Saturday, October 10, 2015

Review: THE DOMINO KILLER

THE DOMINO KILLER by Neil White (Sphere, 2015)

Reviewed by Craig Sisterson

DC Sam Parker investigates the brutal killing of a man in a local park, who evidence later places at a prior murder, while his brother Joe, a defence lawyer, thinks he's found the culprit who killed their sister almost two decades ago: Joe's new client. 

Some crime novels grab you immediately, with an obviously distinctive style, character or premise. Others grow on you as the pages turn, as you get deeper into the story and  characters. For me THE DOMINO KILLER, Neil White's ninth crime novel (and third to star the Parker brothers), fell into the latter category, going from 'hmmm... promising, I'm intrigued' to 'I'm really enjoying this' to 'ah, very nicely done - I'll definitely be back for more' as I followed along the story.
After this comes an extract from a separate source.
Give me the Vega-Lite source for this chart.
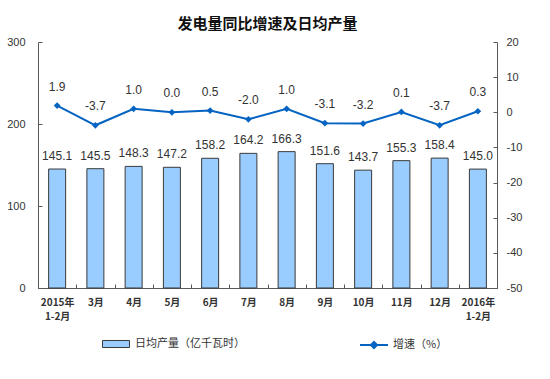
{
  "$schema": "https://vega.github.io/schema/vega-lite/v6.json",
  "width": 459,
  "height": 246,
  "autosize": "none",
  "padding": {"left": 38, "top": 42, "right": 53, "bottom": 91},
  "background": "white",
  "title": {
    "text": "发电量同比增速及日均产量",
    "font": "Noto Sans CJK SC",
    "fontSize": 15,
    "fontWeight": "bold",
    "color": "#111111",
    "anchor": "middle",
    "offset": 4
  },
  "config": {
    "view": {"stroke": null},
    "axis": {"grid": false},
    "locale": {
      "number": {
        "decimal": ".",
        "thousands": ",",
        "grouping": [3],
        "currency": ["", ""],
        "minus": "-"
      }
    }
  },
  "data": {
    "values": [
      {"month": "2015年\n1-2月", "output": 145.1, "growth": 1.9},
      {"month": "3月", "output": 145.5, "growth": -3.7},
      {"month": "4月", "output": 148.3, "growth": 1.0},
      {"month": "5月", "output": 147.2, "growth": 0.0},
      {"month": "6月", "output": 158.2, "growth": 0.5},
      {"month": "7月", "output": 164.2, "growth": -2.0},
      {"month": "8月", "output": 166.3, "growth": 1.0},
      {"month": "9月", "output": 151.6, "growth": -3.1},
      {"month": "10月", "output": 143.7, "growth": -3.2},
      {"month": "11月", "output": 155.3, "growth": 0.1},
      {"month": "12月", "output": 158.4, "growth": -3.7},
      {"month": "2016年\n1-2月", "output": 145.0, "growth": 0.3}
    ]
  },
  "encoding": {
    "x": {
      "field": "month",
      "type": "nominal",
      "sort": null,
      "scale": {"paddingInner": 0, "paddingOuter": 0},
      "axis": {
        "title": null,
        "labelAngle": 0,
        "labelExpr": "split(datum.label, '\\n')",
        "labelFont": "Noto Sans CJK SC",
        "labelFontSize": 10,
        "labelFontWeight": "bold",
        "labelColor": "#333333",
        "labelPadding": 13,
        "labelBaseline": "top",
        "labelLineHeight": 14,
        "tickBand": "extent",
        "tickSize": -4,
        "tickColor": "#595959",
        "domainColor": "#595959"
      }
    }
  },
  "layer": [
    {
      "encoding": {
        "y": {
          "field": "output",
          "type": "quantitative",
          "scale": {"domain": [0, 300], "nice": false},
          "axis": {
            "orient": "left",
            "title": null,
            "values": [0, 100, 200, 300],
            "tickSize": -4,
            "tickColor": "#595959",
            "domainColor": "#595959",
            "labelFont": "Liberation Sans",
            "labelFontSize": 11,
            "labelColor": "#333333",
            "labelPadding": 17
          }
        }
      },
      "layer": [
        {
          "mark": {"type": "bar", "size": 17, "stroke": "#3a3a3a", "strokeWidth": 1},
          "encoding": {
            "fill": {
              "datum": "日均产量（亿千瓦时）",
              "scale": {"range": ["#99CCFF"]},
              "legend": {
                "title": null,
                "orient": "none",
                "legendX": 64,
                "legendY": 288,
                "padding": 0,
                "symbolType": "M-1,-0.26H1V0.26H-1Z",
                "symbolSize": 729,
                "symbolStrokeColor": "#3a3a3a",
                "symbolStrokeWidth": 1,
                "labelFont": "Noto Sans CJK SC",
                "labelFontSize": 11,
                "labelColor": "#333333",
                "labelOffset": 5
              }
            }
          }
        },
        {
          "mark": {"type": "text", "dy": -13, "font": "Liberation Sans", "fontSize": 12, "color": "#333333"},
          "encoding": {"text": {"field": "output", "type": "quantitative", "format": ".1f"}}
        }
      ]
    },
    {
      "encoding": {
        "y": {
          "field": "growth",
          "type": "quantitative",
          "scale": {"domain": [-50, 20], "nice": false},
          "axis": {
            "orient": "right",
            "title": null,
            "values": [-50, -40, -30, -20, -10, 0, 10, 20],
            "tickSize": -4,
            "tickColor": "#595959",
            "domainColor": "#595959",
            "labelFont": "Liberation Sans",
            "labelFontSize": 11,
            "labelColor": "#333333",
            "labelPadding": 13
          }
        }
      },
      "layer": [
        {
          "mark": {"type": "line", "strokeWidth": 2},
          "encoding": {
            "stroke": {
              "datum": "增速（%）",
              "scale": {"range": ["#0563C1"]},
              "legend": {
                "title": null,
                "orient": "none",
                "legendX": 321,
                "legendY": 288,
                "padding": 0,
                "symbolType": "M-1,0H1M0,-0.22L0.22,0L0,0.22L-0.22,0Z",
                "symbolSize": 784,
                "symbolStrokeWidth": 2,
                "symbolFillColor": "#0563C1",
                "labelFont": "Noto Sans CJK SC",
                "labelFontSize": 11,
                "labelColor": "#333333",
                "labelOffset": 4
              }
            }
          }
        },
        {
          "mark": {"type": "point", "shape": "diamond", "filled": true, "size": 45, "color": "#0563C1", "opacity": 1}
        },
        {
          "mark": {"type": "text", "dy": -19, "font": "Liberation Sans", "fontSize": 12, "color": "#333333"},
          "encoding": {"text": {"field": "growth", "type": "quantitative", "format": ".1f"}}
        }
      ]
    }
  ],
  "resolve": {"scale": {"y": "independent"}}
}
It all starts with an unassuming man waiting on a park bench in Manchester as night falls, flowers in hand: hopeful, nervous, and expectant. But rather than a first date or secret lover, he's met with a hammer. Detective Constable Sam Parker of Manchester's Major Incident Team is assigned to the murder, which at first seems as random and unexplained as it is vicious and bloody. Meanwhile Sam's brother Joe, who also works within the criminal justice system, but 'on the other side' as a criminal defence counsel, is electrified when he looks into the eyes of his newest client; a man with a clean record who's accused of stealing his own car from the police impound, only to later torch it. Joe is certain he's seen those eyes before - on a teenage face who glanced at 18-year-old Joe before following Joe's little sister Ellie down a path that was a short-cut home; Ellie was never seen alive again, an incident that's haunted Joe, Sam, and others for 17 years.

It was Ellie Parker's murder that inspired both Sam and Joe to follow careers in criminal justice, if from different perspectives. But Joe has been hiding a secret from everyone closest to him since that fateful day, and the events in THE DOMINO KILLER bring that secret to the surface, with chilling results.

Neil White can tell a gripping crime tale, but for me it is really the relationships between his characters and the ways in which they respond to events where he excels most. I hadn't read any of his Parker brothers books before, so I didn't have any background to the characters and 'came in clean', so to speak.

Perhaps because of this, at the beginning I found myself enjoying THE DOMINO KILLER, and intrigued by what was going on and what might happen (White sets the hooks well), without being particularly blown away. The book fits nicely into the British police procedural subgenre - of which there are a sea of offerings. White writes in a straightforward style, so the elegance of the plotting and the depth of the characters, in particular, kind of sneaks up on the reader. Or this one, at least. Both Joe and Sam are very interesting characters - the more I got to know them, the more I was curious about them.

An understandable moment of teenage fear has gnawed away at Joe for 17 years, and as it's finally revealed in THE DOMINO KILLER, it undercuts how many people feel about Joe, and how he feels about himself. Neil White does a terrific job at demonstrating how all sorts of relationships - family, friends, colleagues - can be threatened by past secrets, and how everyone involved doesn't quite know what to think and how to act. There's anger, frustration, pain, in amongst the care and love and concern. Joe isn't the only one keeping a secret in THE DOMINO KILLER, so it's a theme that the reader gets to experience throughout the book.

There's a real humanity to the characters in THE DOMINO KILLER, despite the book having a particularly disturbing and chilling killer at its core. Life gets messy, people make mistakes... so what do you do then?

Even though I thought I had a lot of things worked out quite early, plot-wise, White impressively keeps up the intrigue and narrative drive, building to an exciting climax and throwing in some lovely twists. Quite where the events in THE DOMINO KILLER leave the Parker family is beautifully unclear.